You’ve probably already spotted that I am not the biggest fan of Fortnite’s graphics anymore. They’re getting very cheesy and clearly aiming at a younger market. Fortnite was always on the bubblegum side, but it now feels like some serious candy pop, in design, and it’s not what I want out of my favorite Battle Royale game.
However, the graphics at the Travis Scott event were phenomenal. The giant Travis was fantastic, and the undersea and outer space scenes were excellent. It felt so immersive, and it made me excited about the game again. I particularly loved running about in a town (I forget which one, but it must have been some part of Sweaty Sands, although it looked a lot like Pleasant Park), with this brilliantly rendered giant Travis Scott dancing above me. I now want a game with giants in it.
I still love Slurpy Swamp; I think that’s some beautiful rendering right there. Give me glowy rivers and mushrooms any day. But the new Season 2 stuff really does not do it for me. The Secret Passages were quite poorly done, in particular.
As for the new cosmetics, Fortnite has been slowly offering fewer and fewer cosmetics I actually want, especially on the Battle Pass. I did like the Kaboom stuff, though. As you would expect, I am a massive fan of Meowscles, having a calico myself, but even his items didn’t really do it for me.
A Whole New World For Music
The most significant music element to Fortnite Chapter 2: Season 2 is, of course, Travis Scott’s Astronomical Event.
It gave us whole new possibilities for the world of music within the world of the game. It could also have an impact on future games. If we can have SingStar, why not a virtual concert venue as a game? It would also give graphic artists and game designers a platform.
The lobby music this Season wasn’t particularly special. I think Fortnite should have actual tracks as lobby music items. Maybe there’s a future in Fortnite Music? With tracks and virtual concerts, they’d certainly be making a platform in the music industry.
This Season’s lobby music included things like Bunny Bounce, Limitless, and Spies!
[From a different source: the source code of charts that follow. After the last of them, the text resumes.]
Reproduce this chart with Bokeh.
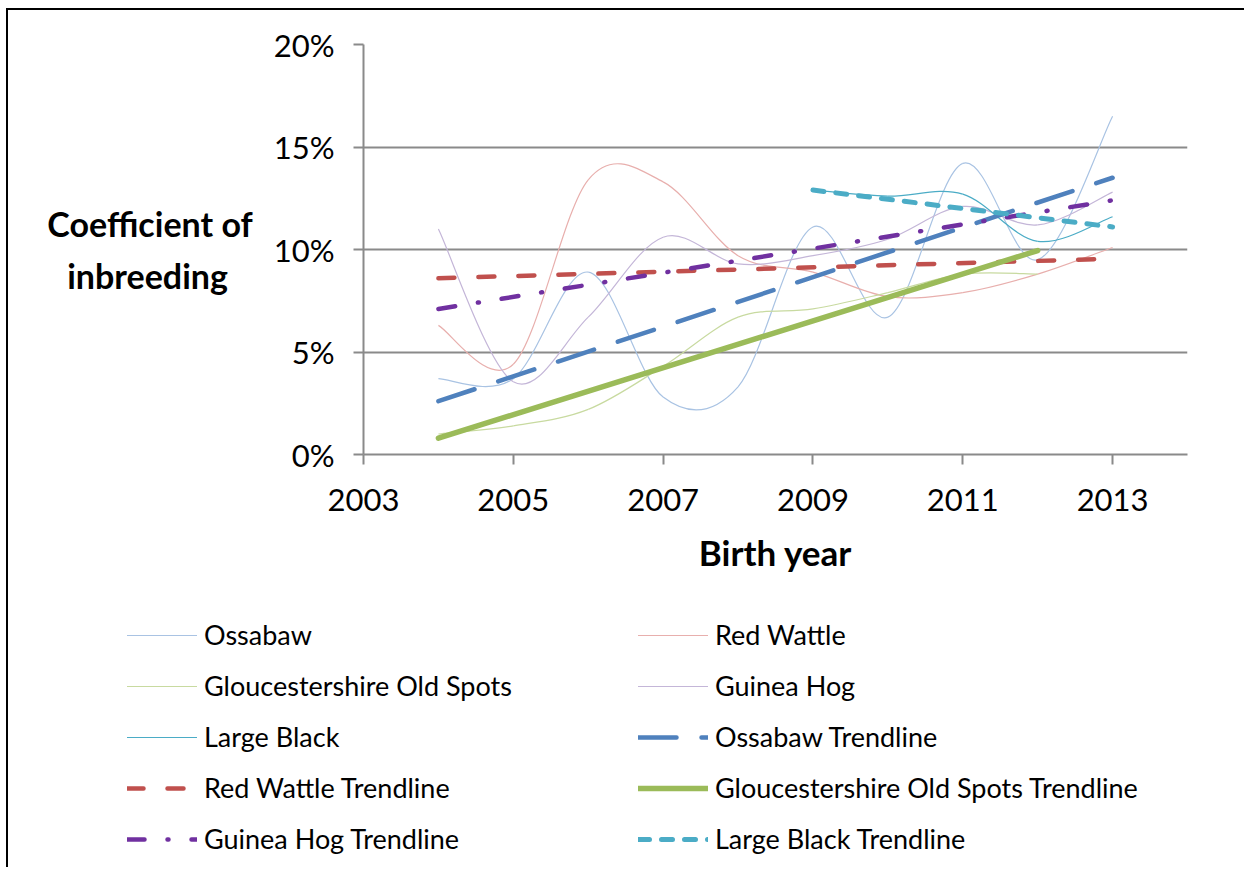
import numpy as np
from bokeh.plotting import figure
from bokeh.models import (Legend, LegendItem, FixedTicker,
                          PrintfTickFormatter, Range1d)
from bokeh.embed import file_html
from bokeh.resources import INLINE

# ---------------- data (percent) ----------------
years = [2004, 2005, 2006, 2007, 2008, 2009, 2010, 2011, 2012, 2013]
ossabaw = [3.7, 3.7, 8.9, 2.8, 3.3, 11.1, 6.7, 14.2, 9.5, 16.5]
red_wattle = [6.3, 4.4, 13.4, 13.3, 9.7, 8.9, 7.7, 7.9, 8.8, 10.1]
gos_years = [2004, 2005, 2006, 2007, 2008, 2009, 2010, 2011, 2012]
gloucestershire = [1.0, 1.4, 2.2, 4.3, 6.7, 7.1, 7.9, 8.8, 8.8]
guinea_hog = [11.0, 3.55, 6.7, 10.6, 9.3, 9.7, 10.5, 12.1, 11.2, 12.8]
lb_years = [2009, 2010, 2011, 2012, 2013]
large_black = [12.9, 12.6, 12.7, 10.4, 11.6]

# linear trendlines (end points)
ossabaw_trend_x = [2004, 2013]
ossabaw_trend_y = [2.6, 13.5]
red_wattle_trend_x = [2004, 2013]
red_wattle_trend_y = [8.6, 9.55]
gos_trend_x = [2004, 2012]
gos_trend_y = [0.8, 9.95]
guinea_trend_x = [2004, 2013]
guinea_trend_y = [7.1, 12.4]
lb_trend_x = [2009, 2013]
lb_trend_y = [12.9, 11.1]

x_ticks = [2003, 2005, 2007, 2009, 2011, 2013]
y_ticks = [0, 5, 10, 15, 20]

FONT = "Lato"
GRID = "#8A8A8A"
NB = "\u00a0"

# styles: (label, color, width, dash)
series_styles = [
    ("Ossabaw", "#A9C3E3", 1.2, "solid"),
    ("Red Wattle", "#E8AFAD", 1.2, "solid"),
    ("Gloucestershire Old Spots", "#C8DAA0", 1.2, "solid"),
    ("Guinea Hog", "#C4B6D8", 1.2, "solid"),
    ("Large Black", "#4BACC6", 1.2, "solid"),
]
trend_styles = [
    ("Ossabaw Trendline", "#4F81BD", 4.5, "38 25"),
    ("Red Wattle Trendline", "#C0504D", 4.5, "16 24"),
    ("Gloucestershire Old Spots Trendline", "#9BBB59", 5.5, "solid"),
    ("Guinea Hog Trendline", "#7030A0", 4.5, "17 23 1 23"),
    ("Large Black Trendline", "#4BACC6", 5, "11 12"),
]


def smooth_segments(xs, ys):
    """Bezier control points (Catmull-Rom style, like Excel's smoothed line)."""
    xs = np.asarray(xs, float)
    ys = np.asarray(ys, float)
    n = len(xs)
    xp = np.concatenate([[xs[0]], xs, [xs[-1]]])
    yp = np.concatenate([[ys[0]], ys, [ys[-1]]])
    cx0 = xs[:-1] + (xp[2:n + 1] - xp[0:n - 1]) / 6.0
    cy0 = ys[:-1] + (yp[2:n + 1] - yp[0:n - 1]) / 6.0
    cx1 = xs[1:] - (xp[3:n + 2] - xp[1:n]) / 6.0
    cy1 = ys[1:] - (yp[3:n + 2] - yp[1:n]) / 6.0
    return dict(x0=xs[:-1], y0=ys[:-1], x1=xs[1:], y1=ys[1:],
                cx0=cx0, cy0=cy0, cx1=cx1, cy1=cy1)


p = figure(frame_width=824, frame_height=410,
           min_border_left=355, min_border_top=34,
           min_border_right=57, min_border_bottom=146,
           x_range=Range1d(2003, 2014), y_range=Range1d(0, 20),
           output_backend="svg", toolbar_location=None,
           background_fill_color="white", border_fill_color="white")
p.outline_line_color = None
p.styles = {"margin-left": "6px", "margin-top": "8px",
            "border-left": "2px solid black", "border-top": "2px solid black"}

# axes
for ax in (p.xaxis[0], p.yaxis[0]):
    ax.axis_line_color = GRID
    ax.axis_line_width = 2
    ax.major_tick_line_color = GRID
    ax.major_tick_line_width = 2
    ax.major_tick_out = 10
    ax.major_tick_in = 0
    ax.minor_tick_line_color = None
    ax.major_label_text_font = FONT
    ax.major_label_text_font_size = "31px"
    ax.major_label_text_color = "black"

p.xaxis.ticker = FixedTicker(ticks=x_ticks)
p.xaxis.formatter = PrintfTickFormatter(format="%d")
p.xaxis.major_label_standoff = 24
p.xaxis.axis_label = "Birth year"
p.xaxis.axis_label_text_font = FONT
p.xaxis.axis_label_text_font_style = "bold"
p.xaxis.axis_label_text_font_size = "35px"
p.xaxis.axis_label_text_color = "black"
p.xaxis.axis_label_standoff = 17

p.yaxis.ticker = FixedTicker(ticks=y_ticks)
p.yaxis.formatter = PrintfTickFormatter(format="%d%%")
p.yaxis.major_label_standoff = 19
p.yaxis.axis_label = "Coefficient of\ninbreeding" + NB * 3
p.yaxis.axis_label_orientation = "horizontal"
p.yaxis.axis_label_text_font = FONT
p.yaxis.axis_label_text_font_style = "bold"
p.yaxis.axis_label_text_font_size = "34px"
p.yaxis.axis_label_text_color = "black"
p.yaxis.axis_label_text_line_height = 1.25
p.yaxis.axis_label_standoff = 18

p.xgrid.visible = False
p.ygrid.ticker = FixedTicker(ticks=y_ticks)
p.ygrid.grid_line_color = GRID
p.ygrid.grid_line_width = 2

# thin smoothed series
series_data = [(years, ossabaw), (years, red_wattle),
               (gos_years, gloucestershire), (years, guinea_hog),
               (lb_years, large_black)]
for (xs, ys), (_, col, w, _d) in zip(series_data, series_styles):
    p.bezier(line_color=col, line_width=w, **smooth_segments(xs, ys))

# trendlines
trend_data = [(ossabaw_trend_x, ossabaw_trend_y),
              (red_wattle_trend_x, red_wattle_trend_y),
              (gos_trend_x, gos_trend_y),
              (guinea_trend_x, guinea_trend_y),
              (lb_trend_x, lb_trend_y)]
for (xs, ys), (_, col, w, d) in zip(trend_data, trend_styles):
    p.line(xs, ys, line_color=col, line_width=w, line_dash=d, line_cap="round")

# ---------------- legend canvas (separate root below the chart) ----------------
p2 = figure(width=1236, height=267, x_range=Range1d(0, 1),
            y_range=Range1d(0, 1), x_axis_type=None, y_axis_type=None,
            min_border=0, output_backend="svg", toolbar_location=None,
            background_fill_color="white", border_fill_color="white")
p2.outline_line_color = None
p2.styles = {"margin-left": "6px", "border-left": "2px solid black"}

items = []
for lab, col, w, d in series_styles + trend_styles:
    # off-canvas stand-in so the legend can draw the line sample
    r = p2.line(x=[-10, -9], y=[-10, -10], line_color=col, line_width=w,
                line_dash=d, line_cap="round")
    items.append(LegendItem(label=lab, renderers=[r]))

legend = Legend(items=items, location=(119, 12), orientation="horizontal",
                ncols=2, glyph_width=70, glyph_height=30, label_height=30,
                label_width=416, label_standoff=7, spacing=18, padding=0,
                margin=0, border_line_color=None, background_fill_alpha=0,
                label_text_font=FONT, label_text_font_size="27px",
                label_text_color="black")
p2.add_layout(legend, "center")

open("out.html", "w").write(file_html([p, p2], INLINE))
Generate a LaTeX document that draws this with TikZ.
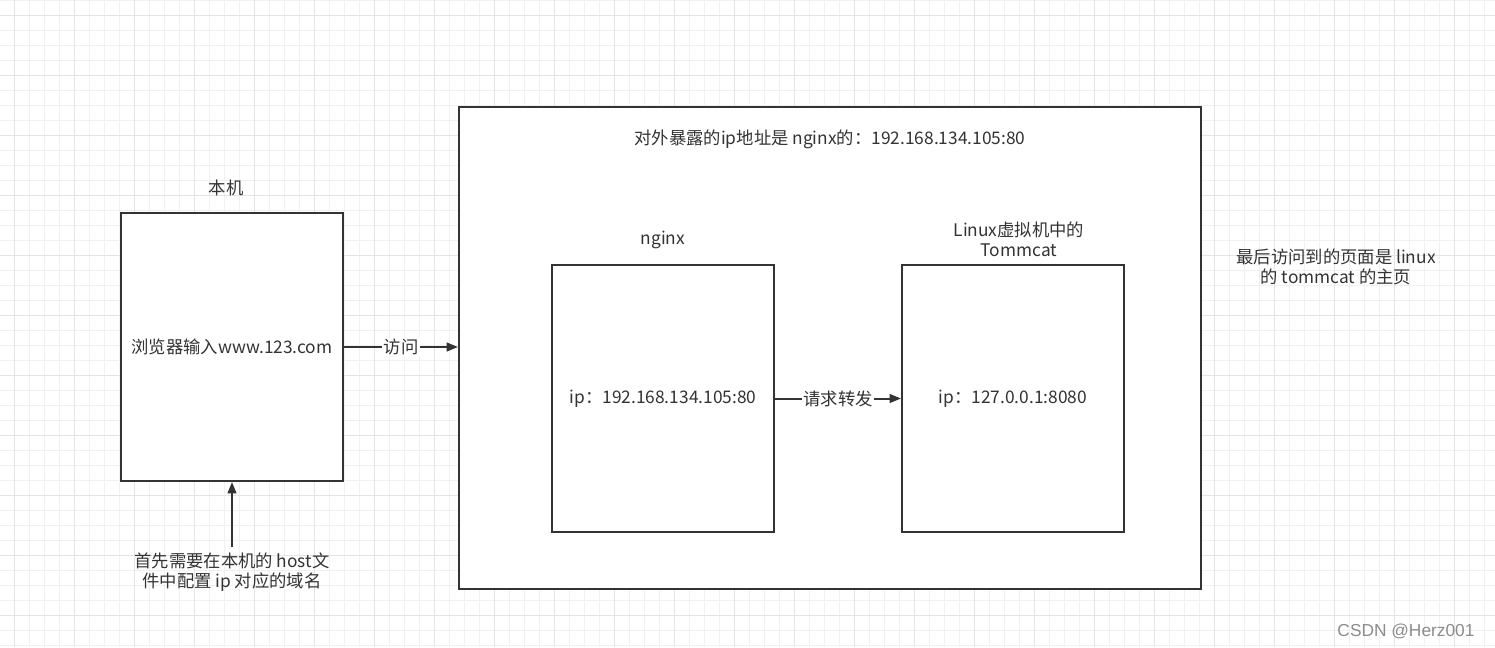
\documentclass[tikz,border=0pt]{standalone}
\usepackage{fontspec}
\newfontfamily\cjk{Noto Sans CJK SC}
\newfontfamily\wmfont{Liberation Sans}
\usetikzlibrary{arrows.meta}
\definecolor{trazo}{HTML}{333333}
\definecolor{gridlo}{HTML}{F1F1F1}
\definecolor{gridhi}{HTML}{E4E4E4}

\begin{document}
\begin{tikzpicture}[x=0.75pt,y=-0.75pt,line width=1.5pt,>={Triangle[length=8.5pt,width=6.5pt]},
  every node/.style={font=\cjk\fontsize{13}{15}\selectfont,text=trazo,align=center},
  caja/.style={draw=trazo,fill=white,inner sep=0pt},
  flecha/.style={->,draw=trazo},
  etiq/.style={fill=white,inner sep=1pt}]
  \useasboundingbox (0,0) rectangle (1495,647);
  % cuadricula de fondo
  \foreach \x in {14,29,...,1494} \draw[gridlo,line width=0.75pt] (\x,0) -- (\x,647);
  \foreach \y in {0,15,...,645} \draw[gridlo,line width=0.75pt] (0,\y) -- (1495,\y);
  \foreach \x in {14,74,...,1494} \draw[gridhi,line width=0.75pt] (\x,0) -- (\x,647);
  \foreach \y in {15,75,...,645} \draw[gridhi,line width=0.75pt] (0,\y) -- (1495,\y);
  % cajas
  \node[caja,minimum width=556.5pt,minimum height=361.5pt] (servidor) at (830,348){};
  \node (expuesta) at (830,139){对外暴露的ip地址是 nginx的：192.168.134.105:80};
  \node[caja,minimum width=166.5pt,minimum height=201pt] (local) at (232,347){浏览器输入www.123.com};
  \node (locallbl) at (226,188){本机};
  \node[caja,minimum width=166.5pt,minimum height=200.25pt] (nginx) at (663,398.5){ip：192.168.134.105:80};
  \node (nginxlbl) at (663,240){nginx};
  \node[caja,minimum width=166.5pt,minimum height=200.25pt] (tomcat) at (1013,398.5){ip：127.0.0.1:8080};
  \node (tomcatlbl) at (1019,239.5){Linux虚拟机中的\\Tommcat};
  \node (final) at (1336,266.5){最后访问到的页面是 linux\\的 tommcat 的主页};
  \node (hosts) at (232,572){首先需要在本机的 host文\\件中配置 ip 对应的域名};
  % conexiones
  \draw[flecha] (local.east) -- (local.east -| servidor.west) node[midway,etiq]{访问};
  \draw[flecha] (nginx.east) -- (tomcat.west) node[midway,etiq]{请求转发};
  \draw[flecha] (hosts) -- (local.south);
  \node[font=\wmfont\fontsize{13}{15}\selectfont,text=black!45] (marca) at (1406,631){CSDN @Herz001};
\end{tikzpicture}
\end{document}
Bunny Bounce goes with the emote Bunny Hop. Spies! is the central theme of the Season, with a James Bond type vibe.
I have to admit, the lobby music I like best is still the pirate theme from Chapter One Season 8. It’s the only Fortnite music I can have on consistently without it driving me mad. The Spies! theme goes really well with the Season, though, and it may well be my next favorite.
As someone who uses hearing aids, I wanted to point out the lack of accessibility in Fortnite. Yes, it has subtitles for some things, but as a major game, you’d think it would have more visual cue options for the deaf and hard of hearing, and as of yet, it doesn’t.
In all, I think Fortnite is still fun, still worth a go every now and then, and I still enjoy keeping up with it. There’s always something new, and it’s colorful enough to lift the dark moods we’re all getting right now.
However, I think it is definitely past its prime, and it isn’t the same game it once was. This is a massive shame, and I feel like Fortnite is losing me. On the bright side, though, give it a go. It’s fun, the spies element with the Bosses is brilliant, and Epic Games is truly a pioneer of games technology.
I think Fortnite Chapter 2: Season 2 is an OK game. It doesn’t have the chops it used to have, but as a more fun, less esport-like game for a younger audience, it could still work. It’s still addictive, and the challenges and cosmetics are still popular. Fortnite definitely still keeps people playing, and with Season 3 around the corner, who knows what will come next.
I sincerely hope we get to drive the cars found around the island in Season 3, as well as better music and cosmetics, and more concerts. What do you want from Season 3? Let us know in the comments.
You can read more Gaming reviews over at Opencritic.com.
- THE GOOD
- Good fun
- Spies element is fantastic
- Challenging Bosses
- Fantastic music event
- THE BAD
- Too bubblegum
- Getting boring
- Battle Pass cosmetics not great
- Too easy
To conclude, Fortnite Season 2 is a fun party game, and would probably go down a storm with kids, but it is no longer the game it was. Older players used to the older style will find this uninteresting.